А он, Ким, когда-то говорил Инне: «Это ты – моя главная награда», гордился ею, и как был бы счастлив знать, что она не сломилась, не потерялась-растерялась, а, как бегун на длинной дистанции, обрела второе дыхание. «Комсомолка» же, в роли опытной свиты, играющей королеву, дала на первой полосе в канун 8 Марта фотографию Инны рядом с президентом Ельциным, который с удовольствием, как выяснилось, читал ее очерки еще в те – советские – времена. «Президент назначил свидание Инне Руденко» – крупным кеглем шло через всю полосу. Молодцы!

– А по-моему, это уже чересчур, – говорит Инна.

– Чересчур было, когда они гнобили твои материалы. Слава богу, при новом редакторе опомнились.

– Пожалуй, это верно, что надо уметь терпеть.

– Если бы только терпеть! Надо еще уметь работать.

Великое свойство – уметь работать, быть профессионалом, оставаться верным раз избранному делу – любимому, надоевшему, рискованному, рутинному… Хорошо сказано об этом в одной давней поэме:

…Как пилот к родному самолету,молчаливый, собранный к полету,трезвый и хмелеющий идет,так и я иду в свою работу,в каждый свой рискованный полет…[4]

P. S. Много-много лет назад две девочки-третьеклассницы храбро постучались в кабинет главного редактора областной газеты и положили перед ним сочиненную ими заметку с названием «Дочери Родины». Шла война, и девочкам казалось, что выразить переполнявшие их чувства можно лишь, придя в газету. А газета называлась «Иссык-Кульская правда», и было это в Киргизии, в городе Пржевальске, куда девочек эвакуировали, увезли от войны. Одну – из Москвы, другую – из Полтавы.

Ту, что из Полтавы, звали Инна Руденко.

* * *

Прага, через которую я спустя несколько лет летела в Париж, опять была прекрасна. Золото и черепица и широкая река. Но – удивительно! – на обратном пути она показалась мне словно облезлой, совсем не сверкающей… Париж кого хочешь затмит.

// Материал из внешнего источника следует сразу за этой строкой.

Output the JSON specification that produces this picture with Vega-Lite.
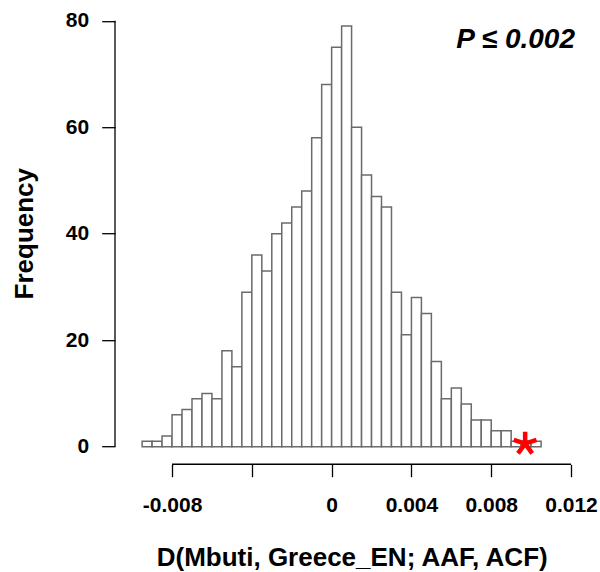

Вот я сижу на крохотном чугунном балкончике (весь город в чугунной гирлянде балконов) и смотрю на парижский дождь. Неужели это Париж? – не верю я самой себе. Монмартр, дождь, бульвар Рошешуар, отель в арабском квартале. Илонка прилетит из Петербурга только завтра, и я одна на этом балконе «сижу и смотрю, как парижский дождь моет парижские крыши».